Chilescope, Telescopes 2 and 3

Date/Time of photo:

Several moonless nights between March 21 and July 7, 2021


Telescope: ASA 0.5-m Newtonian, field-corrected (f/3.8); Camera: Unbinned FLI ProLine 16803; Filters: Astrodon Red, Green, and Blue; Exposure Time: Guided, 10-min red and green, 5-min blue; Plate Scale: 0.9 arcsec/pixel


Large spiral galaxies slowly assemble over time by accreting stars, gas and dark matter from dwarf satellites that are captured into orbit and tidally disrupted. Faint stellar streams representing the remnants of several such encounters have been identified recently in the halo of our own Milky Way. The moderately-inclined Umbrella Galaxy (NGC 4651) shown here, located 62 million light years away in Coma Berenices, provides a striking panoramic view of this process.

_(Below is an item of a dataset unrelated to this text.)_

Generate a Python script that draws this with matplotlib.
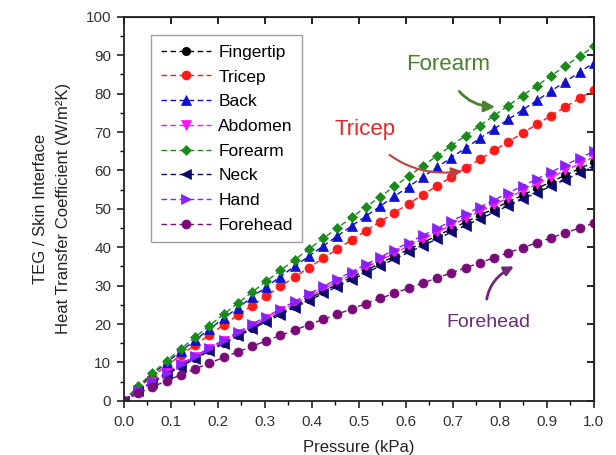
import matplotlib
matplotlib.use("Agg")
import matplotlib.pyplot as plt
from matplotlib.ticker import MultipleLocator

plt.rcParams['font.family'] = ['Liberation Sans', 'DejaVu Sans']

pressure = [0, 0.0303, 0.0606, 0.0909, 0.1212, 0.1515, 0.1818, 0.2121, 0.2424, 0.2727,
            0.3030, 0.3333, 0.3636, 0.3939, 0.4242, 0.4545, 0.4848, 0.5152, 0.5455, 0.5758,
            0.6061, 0.6364, 0.6667, 0.6970, 0.7273, 0.7576, 0.7879, 0.8182, 0.8485, 0.8788,
            0.9091, 0.9394, 0.9697, 1.0]

fingertip = [0, 2.58, 4.85, 7.02, 9.11, 11.16, 13.18, 15.17, 17.13, 19.07, 20.99, 22.88, 24.77,
             26.65, 28.51, 30.35, 32.19, 34.02, 35.83, 37.64, 39.44, 41.23, 43.01, 44.78, 46.55,
             48.32, 50.06, 51.82, 53.56, 55.30, 57.03, 58.76, 60.48, 62.2]
tricep = [0, 3.36, 6.32, 9.14, 11.87, 14.54, 17.16, 19.76, 22.31, 24.83, 27.34, 29.80, 32.26,
          34.70, 37.12, 39.53, 41.92, 44.30, 46.66, 49.01, 51.36, 53.69, 56.01, 58.32, 60.62,
          62.92, 65.20, 67.48, 69.75, 72.02, 74.27, 76.52, 78.76, 81.0]
back = [0, 3.65, 6.86, 9.93, 12.89, 15.80, 18.65, 21.46, 24.24, 26.98, 29.70, 32.38, 35.05,
        37.70, 40.33, 42.94, 45.54, 48.13, 50.69, 53.25, 55.80, 58.33, 60.85, 63.36, 65.86,
        68.36, 70.83, 73.31, 75.78, 78.24, 80.69, 83.13, 85.57, 88.0]
abdomen = [0, 2.64, 4.95, 7.16, 9.30, 11.40, 13.46, 15.49, 17.49, 19.47, 21.43, 23.36, 25.29,
           27.20, 29.10, 30.99, 32.86, 34.73, 36.58, 38.42, 40.27, 42.09, 43.91, 45.72, 47.52,
           49.33, 51.11, 52.90, 54.68, 56.46, 58.22, 59.99, 61.75, 63.5]
forearm = [0, 3.83, 7.20, 10.41, 13.52, 16.57, 19.56, 22.51, 25.42, 28.30, 31.15, 33.96, 36.76,
           39.54, 42.30, 45.04, 47.77, 50.48, 53.16, 55.85, 58.53, 61.18, 63.83, 66.46, 69.08,
           71.70, 74.29, 76.90, 79.48, 82.06, 84.63, 87.20, 89.75, 92.3]
neck = [0, 2.53, 4.76, 6.88, 8.94, 10.95, 12.93, 14.88, 16.80, 18.70, 20.59, 22.44, 24.30,
        26.13, 27.96, 29.77, 31.57, 33.36, 35.14, 36.91, 38.68, 40.43, 42.18, 43.92, 45.65,
        47.38, 49.10, 50.82, 52.53, 54.24, 55.93, 57.63, 59.32, 61.0]
hand = [0, 2.70, 5.07, 7.33, 9.52, 11.67, 13.77, 15.85, 17.90, 19.93, 21.94, 23.91, 25.89,
        27.85, 29.79, 31.72, 33.64, 35.55, 37.44, 39.33, 41.22, 43.08, 44.95, 46.80, 48.65,
        50.49, 52.32, 54.15, 55.97, 57.79, 59.60, 61.41, 63.21, 65.0]
forehead = [0, 1.92, 3.61, 5.22, 6.78, 8.31, 9.81, 11.29, 12.75, 14.20, 15.63, 17.03, 18.44,
            19.83, 21.22, 22.59, 23.96, 25.32, 26.67, 28.02, 29.36, 30.69, 32.02, 33.34, 34.65,
            35.97, 37.27, 38.57, 39.87, 41.17, 42.45, 43.74, 45.02, 46.3]

labels = ["Fingertip", "Tricep", "Back", "Abdomen", "Forearm", "Neck", "Hand", "Forehead"]
series = [fingertip, tricep, back, abdomen, forearm, neck, hand, forehead]
colors = ["#000000", "#ff1a1a", "#1010d0", "#ff10ff", "#1a8a1a", "#0a0a70", "#8a20ff", "#7a0a7a"]
markers = ["o", "o", "^", "v", "D", "<", ">", "o"]
msizes = [6, 6.5, 7, 7, 5.5, 7, 7, 6.5]

fig = plt.figure(figsize=(6.16, 4.55), dpi=100)
ax = fig.add_axes([0.201, 0.119, 0.763, 0.844])

for lab, ys, c, m, ms in zip(labels, series, colors, markers, msizes):
    ax.plot(pressure, ys, linestyle=(0, (4, 2.5)), color=c, linewidth=1.0,
            marker=m, markersize=ms, markeredgewidth=0.5, markeredgecolor=c, label=lab)

ax.set_xlim(0, 1.0)
ax.set_ylim(0, 100)
ax.xaxis.set_major_locator(MultipleLocator(0.1))
ax.xaxis.set_minor_locator(MultipleLocator(0.05))
ax.yaxis.set_major_locator(MultipleLocator(10))
ax.yaxis.set_minor_locator(MultipleLocator(5))
ax.set_xticklabels([f"{v:.1f}" for v in ax.get_xticks()])
ax.tick_params(axis='both', which='major', direction='out', length=5, width=1.2,
               labelsize=11, colors='#222222', labelcolor='#333333', pad=4)
ax.tick_params(axis='x', which='major', pad=5)
ax.tick_params(axis='both', which='minor', direction='out', length=3, width=1.0)
ax.tick_params(axis='both', which='both', top=False, right=False)
sec_y = ax.secondary_yaxis('right')
sec_y.yaxis.set_major_locator(MultipleLocator(10))
sec_y.tick_params(direction='in', length=5, width=1.2, labelright=False)
sec_x = ax.secondary_xaxis('top')
sec_x.xaxis.set_major_locator(MultipleLocator(0.1))
sec_x.tick_params(direction='in', length=5, width=1.2, labeltop=False)
for s in ax.spines.values():
    s.set_linewidth(1.3)
    s.set_color('#222222')

ax.set_xlabel("Pressure (kPa)", fontsize=12, color='#222222', labelpad=8)
ax.set_ylabel("TEG / Skin Interface\nHeat Transfer Coefficient (W/m²K)", fontsize=12,
              color='#222222', labelpad=11, linespacing=1.6)

leg = ax.legend(loc='upper left', bbox_to_anchor=(0.04, 0.975), fontsize=12.5,
                frameon=True, fancybox=False, edgecolor='#888888', handlelength=2.9,
                labelspacing=0.55, borderpad=0.55, handletextpad=0.4)
leg.get_frame().set_linewidth(1.0)

ax.annotate("Forearm", xy=(0.79, 76.5), xytext=(0.69, 87.5), fontsize=16,
            color="#4a8030", ha='center', va='center',
            arrowprops=dict(arrowstyle="-|>", color="#4a8030", lw=2,
                            connectionstyle="arc3,rad=0.4", shrinkA=11, shrinkB=0))
ax.annotate("Tricep", xy=(0.72, 59.8), xytext=(0.513, 70.6), fontsize=16,
            color="#e02828", ha='center', va='center',
            arrowprops=dict(arrowstyle="-|>", color="#c04040", lw=1.5,
                            connectionstyle="arc3,rad=0.3", shrinkA=13, shrinkB=0))
ax.annotate("Forehead", xy=(0.83, 35.0), xytext=(0.775, 20.3), fontsize=14,
            color="#6a2a78", ha='center', va='center',
            arrowprops=dict(arrowstyle="-|>", color="#6a2a78", lw=2,
                            connectionstyle="arc3,rad=-0.4", shrinkA=9, shrinkB=0))

fig.savefig("out.png", dpi=100)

The crescent-shaped feature on the left (east) side of this image emanates laterally from an enormous stellar jet that extends nearly 100 thousand light-years from the galaxy’s bright disk. Resembling an open umbrella shielding its larger host, these structures and two shell-like plumes on the west side of the spiral are consistent with multiple wrappings of a single tidal stream that formed as a smaller galaxy slowly tore apart sweeping back and forth through the disk on very eccentric orbits. The dwarf’s remnant core can still be seen as a small “dot” located about one-third of the way down the jet from the crescent. This 20.3-arcmin square image is oriented with north down and east to the left. Individual channel images were stacked for 2.3-hr (red), 1.7-hr (green), and 1.9-hr (blue) in CCDStack v.2 and processed to color using Photoshop CC 2019.